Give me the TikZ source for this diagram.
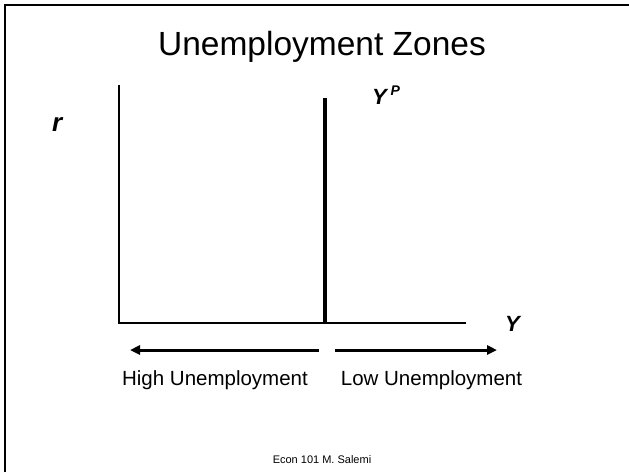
\documentclass[tikz,border=0pt]{standalone}
\usepackage{fontspec}
\setmainfont{Liberation Sans}
\usetikzlibrary{arrows.meta}
\begin{document}
\begin{tikzpicture}[x=1pt, y=-1pt,
    frame/.style={line width=2pt, draw=black},
    axis/.style={line width=2pt, draw=black},
    ypline/.style={line width=4.5pt, draw=black},
    zonearrow/.style={-{Triangle[length=10pt,width=9pt]}, line width=3pt},
    varlabel/.style={font=\fontsize{22}{26}\selectfont\bfseries\itshape, anchor=base west, inner sep=0pt},
    zonelabel/.style={font=\fontsize{20.5}{24}\selectfont, anchor=base, inner sep=0pt},
]
\useasboundingbox (0,0) rectangle (629,472);
% slide frame, only top and left edges show
\coordinate (fbot) at (5,472);
\coordinate (fcorner) at (5,5);
\coordinate (fright) at (629,5);
\draw[frame] (fbot) -- (fcorner) -- (fright);

\node[anchor=base, inner sep=0pt, font=\fontsize{33.5}{40}\selectfont] (title) at (322,55) {Unemployment Zones};

% axes
\coordinate (origin) at (119,323);
\coordinate (rtop) at (119,85);
\coordinate (yend) at (466,323);
\draw[axis] (rtop) -- (origin) -- (yend);

% potential output
\coordinate (yptop) at (325,98);
\coordinate (ypbot) at (325,323);
\draw[ypline] (yptop) -- (ypbot);

\node[varlabel, font=\fontsize{26}{30}\selectfont\bfseries\itshape] (rlab) at (52,131) {r};
\node[varlabel] (ylab) at (505,331) {Y};
\node[varlabel] (yplab) at (372,104) {Y\,\raisebox{0.4em}{\fontsize{14}{14}\selectfont P}};

% zones
\coordinate (hstart) at (319,350);
\coordinate (hend) at (130,350);
\coordinate (lstart) at (335,350);
\coordinate (lend) at (497,350);
\draw[zonearrow] (hstart) -- (hend);
\draw[zonearrow] (lstart) -- (lend);
\node[zonelabel] (high) at (215,385) {High Unemployment};
\node[zonelabel] (low) at (431.5,385) {Low Unemployment};

\node[anchor=base, inner sep=0pt, font=\fontsize{11}{13}\selectfont] (footer) at (322,463) {Econ 101 M. Salemi};
\end{tikzpicture}
\end{document}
==================================================
Reproduce only the lines from the beginning of the data through the line that contains "(yplab) at (372,104)", both included, and please drop the pictures.

[Response]
Give me the TikZ source for this diagram.
\documentclass[tikz,border=0pt]{standalone}
\usepackage{fontspec}
\setmainfont{Liberation Sans}
\usetikzlibrary{arrows.meta}
\begin{document}
\begin{tikzpicture}[x=1pt, y=-1pt,
    frame/.style={line width=2pt, draw=black},
    axis/.style={line width=2pt, draw=black},
    ypline/.style={line width=4.5pt, draw=black},
    zonearrow/.style={-{Triangle[length=10pt,width=9pt]}, line width=3pt},
    varlabel/.style={font=\fontsize{22}{26}\selectfont\bfseries\itshape, anchor=base west, inner sep=0pt},
    zonelabel/.style={font=\fontsize{20.5}{24}\selectfont, anchor=base, inner sep=0pt},
]
\useasboundingbox (0,0) rectangle (629,472);
% slide frame, only top and left edges show
\coordinate (fbot) at (5,472);
\coordinate (fcorner) at (5,5);
\coordinate (fright) at (629,5);
\draw[frame] (fbot) -- (fcorner) -- (fright);

\node[anchor=base, inner sep=0pt, font=\fontsize{33.5}{40}\selectfont] (title) at (322,55) {Unemployment Zones};

% axes
\coordinate (origin) at (119,323);
\coordinate (rtop) at (119,85);
\coordinate (yend) at (466,323);
\draw[axis] (rtop) -- (origin) -- (yend);

% potential output
\coordinate (yptop) at (325,98);
\coordinate (ypbot) at (325,323);
\draw[ypline] (yptop) -- (ypbot);

\node[varlabel, font=\fontsize{26}{30}\selectfont\bfseries\itshape] (rlab) at (52,131) {r};
\node[varlabel] (ylab) at (505,331) {Y};
\node[varlabel] (yplab) at (372,104) {Y\,\raisebox{0.4em}{\fontsize{14}{14}\selectfont P}};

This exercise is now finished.